We ran into a few situations where the data we ideally want serialized exceeded the typical gRPC payload size limits. Using this project as a reference (GitHub - DataDog/temporal-large-payload-codec: HTTP service and accompanying Temporal Payload Codec which allows Temporal clients to automatically persist large payloads outside of workflow histories.), we implemented something similar, but instead backed by Redis. And it works pretty well, for payloads between ~2mb-50mb, and sometimes even larger.
Beyond that, the system tends to run into a “Workflow task failed; Script execution timed out after 5000ms”. Not every time, naturally, but predictably enough that it causes problems.
My leading theory is that the codec itself is taking so long to transfer the data to (or from) redis that some kind of worker deadlock detection is being triggered.
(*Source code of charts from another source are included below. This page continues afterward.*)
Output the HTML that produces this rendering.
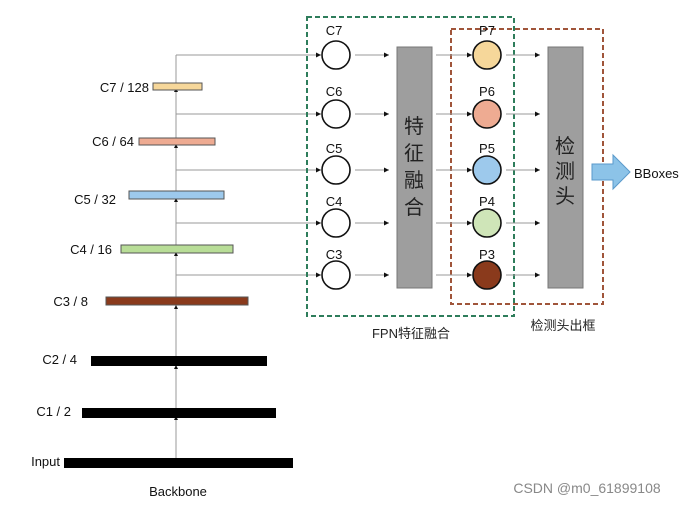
<!DOCTYPE html>
<html><head><meta charset="utf-8"><style>body{margin:0;background:#fff}svg{display:block}</style></head><body>
<svg width="690" height="505" viewBox="0 0 690 505" xmlns="http://www.w3.org/2000/svg" font-family="Liberation Sans, Noto Sans CJK SC, sans-serif">
<defs><marker id="a" markerWidth="6" markerHeight="6" refX="5" refY="3" orient="auto" markerUnits="userSpaceOnUse"><path d="M0,0.5 L5,3 L0,5.5z" fill="#111"/></marker></defs>
<!-- backbone vertical -->
<line x1="176" y1="55" x2="176" y2="460" stroke="#999" stroke-width="1"/>
<g fill="#111">
<path d="M174,92 L176,88 L178,92z"/><path d="M174,148 L176,144 L178,148z"/><path d="M174,202 L176,198 L178,202z"/><path d="M174,256 L176,252 L178,256z"/><path d="M174,309 L176,305 L178,309z"/><path d="M174,369 L176,365 L178,369z"/><path d="M174,420 L176,416 L178,420z"/>
</g>
<!-- branches -->
<g stroke="#999" stroke-width="1" marker-end="url(#a)">
<line x1="176" y1="55" x2="321" y2="55"/><line x1="176" y1="114" x2="321" y2="114"/><line x1="176" y1="170" x2="321" y2="170"/><line x1="176" y1="223" x2="321" y2="223"/><line x1="176" y1="275" x2="321" y2="275"/>
</g>
<!-- bars -->
<rect x="153" y="83" width="49" height="7" fill="#f6d79a" stroke="#555"/>
<rect x="139" y="138" width="76" height="7" fill="#eeab92" stroke="#555"/>
<rect x="129" y="191" width="95" height="8" fill="#9dc9ec" stroke="#555"/>
<rect x="121" y="245" width="112" height="8" fill="#b8dd97" stroke="#555"/>
<rect x="106" y="297" width="142" height="8" fill="#8a3a1c" stroke="#555"/>
<rect x="91" y="356" width="176" height="10" fill="#000"/>
<rect x="82" y="408" width="194" height="10" fill="#000"/>
<rect x="64" y="458" width="229" height="10" fill="#000"/>
<g font-size="13" fill="#111" text-anchor="end">
<text x="149" y="92">C7 / 128</text><text x="134" y="146">C6 / 64</text><text x="116" y="204">C5 / 32</text><text x="112" y="254">C4 / 16</text><text x="88" y="306">C3 / 8</text><text x="77" y="364">C2 / 4</text><text x="71" y="416">C1 / 2</text><text x="60" y="466">Input</text>
</g>
<text x="178" y="496" font-size="13" text-anchor="middle" fill="#111">Backbone</text>
<!-- boxes -->
<rect x="307" y="17" width="207" height="299" fill="none" stroke="#2e7d5b" stroke-width="2" stroke-dasharray="5,3"/>
<rect x="451" y="29" width="152" height="275" fill="none" stroke="#a0553a" stroke-width="2" stroke-dasharray="5,3"/>
<rect x="397" y="47" width="35" height="241" fill="#9e9e9e" stroke="#777"/>
<rect x="548" y="47" width="35" height="241" fill="#9e9e9e" stroke="#777"/>
<g font-size="20" fill="#222" text-anchor="middle"><text x="414" y="133">特</text><text x="414" y="160">征</text><text x="414" y="187">融</text><text x="414" y="214">合</text>
<text x="565" y="153">检</text><text x="565" y="178">测</text><text x="565" y="203">头</text></g>
<!-- circles -->
<g stroke="#111" stroke-width="1.6">
<circle cx="336" cy="55" r="14" fill="#fff"/><circle cx="336" cy="114" r="14" fill="#fff"/><circle cx="336" cy="170" r="14" fill="#fff"/><circle cx="336" cy="223" r="14" fill="#fff"/><circle cx="336" cy="275" r="14" fill="#fff"/>
<circle cx="487" cy="55" r="14" fill="#f6d79a"/><circle cx="487" cy="114" r="14" fill="#eeab92"/><circle cx="487" cy="170" r="14" fill="#9dc9ec"/><circle cx="487" cy="223" r="14" fill="#cfe5b8"/><circle cx="487" cy="275" r="14" fill="#8a3a1c"/>
</g>
<g font-size="13" fill="#111" text-anchor="middle">
<text x="334" y="35">C7</text><text x="334" y="96">C6</text><text x="334" y="153">C5</text><text x="334" y="206">C4</text><text x="334" y="259">C3</text>
<text x="487" y="35">P7</text><text x="487" y="96">P6</text><text x="487" y="153">P5</text><text x="487" y="206">P4</text><text x="487" y="259">P3</text>
</g>
<g stroke="#999" stroke-width="1" marker-end="url(#a)">
<line x1="355" y1="55" x2="389" y2="55"/><line x1="355" y1="114" x2="389" y2="114"/><line x1="355" y1="170" x2="389" y2="170"/><line x1="355" y1="223" x2="389" y2="223"/><line x1="355" y1="275" x2="389" y2="275"/>
<line x1="436" y1="55" x2="472" y2="55"/><line x1="436" y1="114" x2="472" y2="114"/><line x1="436" y1="170" x2="472" y2="170"/><line x1="436" y1="223" x2="472" y2="223"/><line x1="436" y1="275" x2="472" y2="275"/>
<line x1="506" y1="55" x2="540" y2="55"/><line x1="506" y1="114" x2="540" y2="114"/><line x1="506" y1="170" x2="540" y2="170"/><line x1="506" y1="223" x2="540" y2="223"/><line x1="506" y1="275" x2="540" y2="275"/>
</g>
<path d="M592,164 L613,164 L613,155 L630,172 L613,189 L613,180 L592,180z" fill="#8cc3e8" stroke="#5a9acb"/>
<text x="634" y="178" font-size="13" fill="#111">BBoxes</text>
<text x="411" y="338" font-size="13" text-anchor="middle" fill="#222">FPN特征融合</text>
<text x="563" y="330" font-size="13" text-anchor="middle" fill="#222">检测头出框</text>
<text x="587" y="493" font-size="14" text-anchor="middle" fill="#888">CSDN @m0_61899108</text>
</svg>
</body></html>
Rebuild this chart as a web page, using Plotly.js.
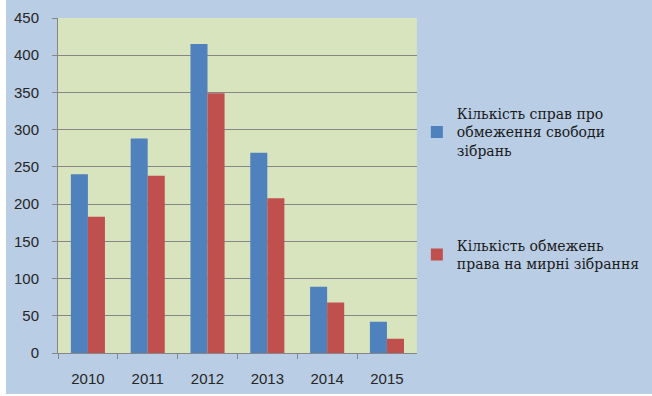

So, this leads to a couple questions:
-
Can this 5000ms deadlock detection be increased? Naturally that isn’t a long-term solution, but it would at least band-aid the problem.
-
Is there some way to heartbeat to the control plane from the codec while the codec is encoding/decoding, to satisfy the deadlock detection? One thought was that the
heartbeat
function from@temporalio/activity
package could accomplish this, but that of course hits aActivity context not initialized
error; because we’re not inside an activity.
Any help in tackling this would be greatly appreciated; thanks!